“Everything we do that’s important is the result of conflict. Not a conflict between us and the world–a conflict between us and ourselves.”
I feel that all the time. I put Guinevere’s photo up because she is my example of who isn’t conflicted. Today Paula and I are looking at houses. We hope someone will look at ours. We hope they will talk themselves into our house and we will talk ourselves into another house. It would be handy and scary if it all happened soon. But what do I want – I want to be like Guinnie. I want to accept the miracles I find, yeah, I want to see the miracles in the first place.
My dogs practice what Godin calls “self-marketing.” He even goes so far as to say, “Successful people have discovered how to be better at self marketing.” I agree. When I align what’s in my best interest with what I want, I’m successful. And then I don’t care so much what someone thinks, I’ve done my self marketing. I know my audience.
Everything we do that’s important is the result of conflict. Not a conflict between us and the world–a conflict between us and ourselves.
We want to eat another dessert but we want to be healthy and skinny as well. Who is we? Who is the self in self control, and who is being controlled?
We want to stand up and make difference and we want to sit down and hide and be safe.
We want to help others and we want to keep more for ourselves.
It’s not a metaphor, it’s brain chemistry.
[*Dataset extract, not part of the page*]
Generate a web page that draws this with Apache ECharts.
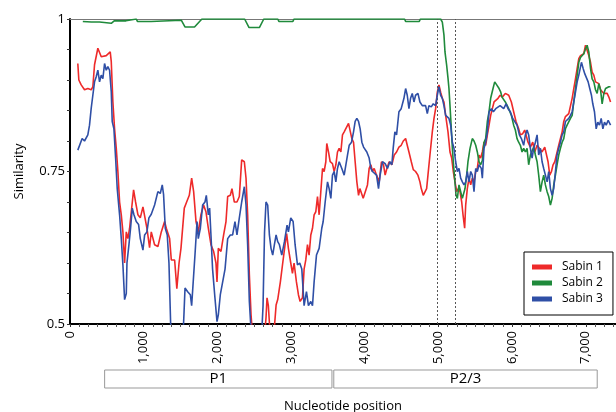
<!DOCTYPE html>
<html><head><meta charset="utf-8">
<script src="https://cdn.jsdelivr.net/npm/echarts@6/dist/echarts.min.js"></script>
<style>html,body{margin:0;padding:0;background:#fff}#c{width:616px;height:412px}</style>
</head><body><div id="c"></div>
<script>
const seriesNames = ['Sabin 1', 'Sabin 2', 'Sabin 3'];
const sabin1 = [[106,.927],[120,.900],[152,.892],[197,.884],[242,.886],[288,.884],[310,.889],[333,.925],[378,.952],[424,.938],[492,.940],[546,.946],[560,.930],[582,.864],[605,.820],[628,.788],[650,.750],[673,.700],[696,.679],[718,.651],[741,.600],[764,.651],[786,.640],[809,.657],[832,.684],[863,.720],[890,.700],[922,.679],[954,.674],[990,.692],[1013,.690],[1044,.657],[1080,.625],[1103,.651],[1148,.630],[1193,.627],[1239,.651],[1284,.668],[1307,.657],[1352,.640],[1375,.605],[1420,.605],[1450,.558],[1480,.600],[1506,.624],[1551,.690],[1583,.700],[1619,.711],[1651,.739],[1678,.717],[1710,.668],[1741,.651],[1777,.679],[1813,.695],[1845,.684],[1877,.657],[1913,.630],[1949,.619],[1981,.600],[1995,.569],[2013,.624],[2049,.619],[2085,.646],[2117,.668],[2140,.709],[2176,.711],[2198,.722],[2230,.700],[2266,.700],[2298,.709],[2330,.769],[2366,.766],[2389,.739],[2411,.679],[2434,.581],[2457,.515],[2479,.480],[2640,.480],[2660,.510],[2674,.543],[2692,.530],[2710,.495],[2774,.495],[2797,.531],[2819,.540],[2855,.569],[2887,.600],[2919,.630],[2940,.648],[2964,.624],[2996,.600],[3019,.583],[3041,.600],[3073,.569],[3100,.548],[3123,.537],[3155,.543],[3177,.590],[3200,.605],[3223,.630],[3245,.613],[3268,.646],[3291,.657],[3313,.679],[3336,.684],[3359,.709],[3381,.679],[3404,.717],[3427,.755],[3449,.750],[3472,.766],[3485,.796],[3508,.782],[3531,.766],[3562,.763],[3585,.750],[3608,.761],[3630,.782],[3653,.788],[3676,.782],[3698,.810],[3721,.815],[3744,.818],[3780,.829],[3802,.826],[3825,.804],[3848,.798],[3870,.766],[3893,.733],[3916,.711],[3934,.722],[3961,.722],[3979,.706],[4006,.703],[4037,.728],[4060,.755],[4083,.761],[4105,.750],[4128,.755],[4160,.744],[4196,.733],[4227,.766],[4255,.761],[4277,.744],[4300,.755],[4332,.766],[4368,.761],[4400,.777],[4432,.782],[4464,.790],[4495,.793],[4523,.800],[4555,.804],[4577,.793],[4600,.782],[4632,.766],[4659,.753],[4690,.750],[4722,.744],[4749,.733],[4767,.722],[4794,.711],[4812,.709],[4840,.722],[4858,.744],[4885,.777],[4917,.815],[4940,.837],[4962,.853],[4985,.880],[5007,.892],[5030,.880],[5053,.870],[5075,.864],[5098,.842],[5130,.815],[5157,.782],[5180,.772],[5202,.750],[5225,.733],[5248,.717],[5270,.722],[5293,.717],[5316,.700],[5334,.679],[5356,.657],[5370,.695],[5392,.722],[5415,.739],[5438,.728],[5460,.739],[5483,.733],[5506,.750],[5528,.755],[5551,.777],[5573,.772],[5596,.782],[5619,.798],[5641,.793],[5664,.810],[5687,.826],[5709,.842],[5732,.853],[5755,.864],[5778,.864],[5809,.870],[5837,.875],[5868,.872],[5908,.878],[5954,.875],[5990,.864],[6021,.848],[6053,.832],[6089,.820],[6112,.810],[6144,.812],[6171,.818],[6189,.815],[6216,.798],[6248,.790],[6280,.798],[6307,.782],[6339,.793],[6370,.788],[6407,.782],[6443,.790],[6466,.793],[6488,.766],[6511,.744],[6534,.750],[6556,.761],[6579,.766],[6601,.777],[6633,.793],[6656,.804],[6679,.815],[6701,.832],[6724,.840],[6746,.842],[6769,.845],[6792,.848],[6815,.870],[6837,.886],[6860,.902],[6883,.919],[6905,.935],[6928,.940],[6950,.941],[6973,.943],[6996,.957],[7018,.955],[7041,.940],[7064,.929],[7086,.913],[7109,.908],[7132,.897],[7154,.895],[7177,.894],[7200,.884],[7222,.881],[7245,.878],[7268,.881],[7290,.878],[7313,.872],[7336,.864]];
const sabin2 = [[174,.996],[290,.995],[400,.995],[560,.993],[580,.990],[600,.997],[760,.997],[775,1],[900,1],[915,.996],[1100,.996],[1115,.998],[1510,.998],[1560,.987],[1690,.987],[1790,1],[2370,1],[2430,.986],[2570,.986],[2630,1],[2820,1],[2835,.996],[3025,.996],[3040,1],[4540,1],[4555,.996],[4740,.996],[4755,1],[5030,1],[5053,.995],[5075,.974],[5089,.946],[5111,.925],[5130,.903],[5143,.886],[5157,.858],[5175,.820],[5189,.788],[5202,.766],[5220,.739],[5239,.711],[5257,.706],[5279,.728],[5302,.725],[5325,.706],[5347,.706],[5361,.722],[5383,.744],[5401,.766],[5429,.788],[5460,.804],[5483,.800],[5506,.793],[5528,.782],[5551,.766],[5573,.761],[5596,.768],[5619,.798],[5641,.804],[5664,.832],[5687,.848],[5709,.870],[5741,.886],[5764,.897],[5791,.892],[5823,.886],[5846,.880],[5863,.872],[5908,.864],[5954,.853],[5990,.842],[6021,.826],[6044,.818],[6067,.804],[6089,.798],[6112,.793],[6135,.782],[6157,.788],[6180,.782],[6203,.788],[6225,.761],[6248,.777],[6271,.780],[6293,.790],[6316,.777],[6339,.766],[6361,.744],[6384,.717],[6407,.733],[6429,.744],[6452,.728],[6475,.717],[6497,.709],[6520,.695],[6543,.706],[6565,.728],[6588,.744],[6610,.761],[6633,.777],[6656,.788],[6679,.798],[6701,.804],[6724,.820],[6746,.826],[6769,.826],[6792,.837],[6815,.842],[6837,.864],[6860,.886],[6883,.908],[6905,.929],[6928,.937],[6950,.940],[6973,.943],[6996,.951],[7018,.957],[7041,.946],[7064,.919],[7086,.902],[7109,.897],[7132,.884],[7154,.878],[7177,.894],[7200,.884],[7222,.861],[7245,.878],[7268,.886],[7290,.889],[7313,.889],[7336,.889]];
const sabin3 = [[106,.785],[129,.788],[165,.804],[197,.800],[242,.810],[265,.826],[288,.854],[310,.875],[333,.897],[355,.905],[378,.916],[401,.897],[424,.908],[446,.902],[469,.927],[492,.916],[514,.922],[537,.916],[560,.881],[573,.832],[596,.820],[619,.772],[641,.722],[673,.679],[696,.640],[718,.597],[741,.540],[764,.550],[773,.600],[800,.630],[822,.657],[845,.690],[868,.679],[899,.668],[931,.663],[954,.640],[990,.621],[1013,.646],[1044,.651],[1071,.674],[1103,.680],[1148,.695],[1193,.717],[1225,.714],[1252,.728],[1270,.712],[1293,.657],[1320,.646],[1343,.600],[1366,.500],[1380,.470],[1530,.470],[1548,.520],[1561,.559],[1597,.553],[1633,.548],[1651,.530],[1678,.530],[1696,.613],[1724,.668],[1741,.640],[1769,.657],[1800,.695],[1832,.700],[1850,.711],[1877,.679],[1895,.690],[1913,.646],[1935,.590],[1967,.543],[1995,.504],[2013,.515],[2040,.548],[2072,.569],[2104,.590],[2140,.640],[2176,.646],[2207,.646],[2239,.668],[2266,.646],[2298,.674],[2330,.700],[2366,.725],[2389,.695],[2411,.630],[2434,.537],[2457,.490],[2600,.480],[2620,.530],[2640,.650],[2660,.700],[2683,.695],[2706,.646],[2728,.624],[2751,.613],[2774,.630],[2797,.646],[2819,.635],[2842,.630],[2874,.613],[2910,.635],[2946,.662],[2964,.651],[2996,.674],[3028,.668],[3055,.630],[3087,.597],[3118,.600],[3146,.590],[3177,.530],[3209,.553],[3236,.530],[3268,.537],[3291,.530],[3313,.569],[3345,.613],[3381,.624],[3417,.657],[3436,.668],[3463,.700],[3495,.733],[3517,.722],[3540,.706],[3562,.744],[3585,.750],[3608,.733],[3630,.755],[3653,.766],[3689,.755],[3721,.744],[3744,.761],[3766,.777],[3789,.793],[3821,.798],[3848,.815],[3870,.832],[3893,.837],[3916,.832],[3938,.820],[3961,.798],[3984,.790],[4006,.793],[4028,.782],[4060,.772],[4083,.755],[4105,.750],[4128,.752],[4160,.744],[4187,.722],[4209,.744],[4241,.766],[4277,.763],[4309,.755],[4341,.766],[4368,.761],[4386,.788],[4409,.815],[4432,.810],[4464,.848],[4495,.853],[4532,.870],[4555,.886],[4577,.875],[4600,.853],[4622,.870],[4645,.878],[4668,.864],[4690,.875],[4722,.878],[4749,.864],[4781,.858],[4803,.858],[4826,.858],[4849,.845],[4871,.858],[4903,.856],[4930,.861],[4962,.858],[4985,.875],[5007,.889],[5030,.875],[5053,.870],[5075,.858],[5098,.842],[5121,.845],[5143,.837],[5166,.826],[5189,.798],[5211,.788],[5234,.766],[5257,.750],[5279,.755],[5302,.739],[5325,.733],[5347,.728],[5370,.733],[5392,.750],[5415,.733],[5438,.750],[5460,.744],[5483,.717],[5506,.755],[5528,.750],[5551,.761],[5582,.755],[5596,.739],[5619,.788],[5641,.798],[5664,.815],[5687,.848],[5719,.853],[5746,.848],[5778,.853],[5800,.856],[5837,.858],[5863,.861],[5886,.853],[5918,.861],[5945,.853],[5976,.848],[6008,.837],[6035,.840],[6067,.826],[6099,.810],[6126,.804],[6157,.793],[6180,.810],[6203,.818],[6225,.810],[6248,.788],[6271,.772],[6293,.788],[6316,.798],[6339,.810],[6361,.777],[6384,.788],[6407,.766],[6429,.755],[6452,.744],[6475,.733],[6497,.750],[6520,.722],[6543,.711],[6565,.722],[6588,.750],[6610,.777],[6633,.788],[6656,.798],[6679,.810],[6701,.815],[6724,.832],[6746,.832],[6769,.837],[6792,.842],[6815,.848],[6837,.864],[6860,.880],[6883,.897],[6905,.908],[6928,.908],[6941,.929],[6964,.919],[6987,.910],[7009,.908],[7032,.897],[7054,.886],[7077,.875],[7095,.861],[7118,.848],[7141,.820],[7163,.831],[7186,.826],[7209,.837],[7232,.820],[7254,.831],[7277,.826],[7304,.834],[7336,.826]];
const regionNames = ['P1', 'P2/3'];
const regionStarts = [470, 3580];
const regionEnds = [3555, 7155];
const boundaries = [4990, 5235];
const yLabelValues = [0.5, 0.75, 1];
const X_MAX = 7410;

const FONT = 'Open Sans';
const colors = ['#ee2a2a', '#1f8a3b', '#2f4fa6'];
const chart = echarts.init(document.getElementById('c'), null, {renderer: 'canvas'});
const lineSeries = [sabin1, sabin2, sabin3].map((d, i) => ({
  name: seriesNames[i], type: 'line', data: d, xAxisIndex: 0, yAxisIndex: 0,
  showSymbol: false, symbol: 'none', clip: true,
  lineStyle: {width: 1.6, color: colors[i]}, itemStyle: {color: colors[i]},
  z: 3 + i
}));
lineSeries[0].markLine = {
  silent: true, symbol: ['none', 'none'], label: {show: false},
  lineStyle: {type: [2, 2], color: '#555', width: 1},
  data: boundaries.map(b => ({xAxis: b}))
};
chart.setOption({
  animation: false,
  backgroundColor: '#fff',
  textStyle: {fontFamily: FONT},
  grid: [
    {left: 70, top: 19, width: 546, height: 305, outerBoundsMode: 'none', containLabel: false},
    {left: 70, top: 370, width: 546, height: 18, outerBoundsMode: 'none', containLabel: false}
  ],
  legend: {
    data: seriesNames, orient: 'vertical', left: 524, top: 252,
    padding: [7, 10, 8, 8], borderColor: '#000', borderWidth: 1, backgroundColor: '#fff',
    icon: 'rect', itemWidth: 20, itemHeight: 5, itemGap: 0,
    textStyle: {fontFamily: FONT, fontSize: 12, color: '#000', lineHeight: 16, padding: [0, 0, 0, 5]}
  },
  xAxis: [
    {gridIndex: 0, type: 'value', min: 0, max: X_MAX, interval: 1000,
     axisLine: {lineStyle: {color: '#000', width: 2}},
     axisTick: {show: true, length: 3, lineStyle: {color: '#333'}},
     minorTick: {show: true, splitNumber: 8, length: 3, lineStyle: {color: '#555'}},
     splitLine: {show: false}, minorSplitLine: {show: false},
     axisLabel: {rotate: 90, margin: 7, color: '#000', fontFamily: FONT, fontSize: 13, showMaxLabel: false,
       formatter: v => (v % 1000 === 0 ? v.toLocaleString('en-US') : '')},
     name: 'Nucleotide position', nameLocation: 'middle', nameGap: 76,
     nameTextStyle: {color: '#000', fontFamily: FONT, fontSize: 13}},
    {gridIndex: 0, type: 'value', position: 'top', min: 0, max: X_MAX,
     axisLine: {show: true, lineStyle: {color: '#777', width: 1}},
     axisTick: {show: false}, axisLabel: {show: false}, splitLine: {show: false}},
    {gridIndex: 1, type: 'value', min: 0, max: X_MAX, show: false}
  ],
  yAxis: [
    {gridIndex: 0, type: 'value', min: 0.5, max: 1, interval: 0.05,
     axisLine: {show: true, lineStyle: {color: '#000', width: 2}},
     axisTick: {show: true, length: 3, lineStyle: {color: '#333'}},
     splitLine: {show: false},
     axisLabel: {color: '#000', fontFamily: FONT, fontSize: 13, margin: 5,
       formatter: v => {
         const hit = yLabelValues.find(t => Math.abs(t - v) < 1e-6);
         return hit === undefined ? '' : String(hit);
       }},
     name: 'Similarity', nameLocation: 'middle', nameGap: 44,
     nameTextStyle: {color: '#000', fontFamily: FONT, fontSize: 13}},
    {gridIndex: 1, type: 'value', min: 0, max: 1, show: false}
  ],
  series: lineSeries.concat([{
    type: 'custom', xAxisIndex: 2, yAxisIndex: 1, silent: true,
    data: regionNames.map((n, i) => [regionStarts[i], regionEnds[i]]),
    renderItem: (params, api) => {
      const a = api.coord([api.value(0), 1]);
      const b = api.coord([api.value(1), 0]);
      return {type: 'group', children: [
        {type: 'rect', shape: {x: a[0], y: a[1], width: b[0] - a[0], height: b[1] - a[1]},
         style: {fill: '#fff', stroke: '#999', lineWidth: 1}},
        {type: 'text', x: (a[0] + b[0]) / 2, y: (a[1] + b[1]) / 2,
         style: {text: regionNames[params.dataIndex], fill: '#000', font: '15px ' + FONT,
                 textAlign: 'center', textVerticalAlign: 'middle'}}
      ]};
    }
  }])
});
</script></body></html>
We don’t have one mind, we have competing interests, all duking it out.
This conflict, the conflict between I and me, is at the heart of being human. One side sells the other. Like all kinds of marketing, it’s far more effective if you know your audience. You will do a better job of telling a story (to yourself) if you understand who you are marketing to. In this case, I is marketing to me (and vice versa). The marketing is going on in your head…
Successful people have discovered how to be better at self marketing.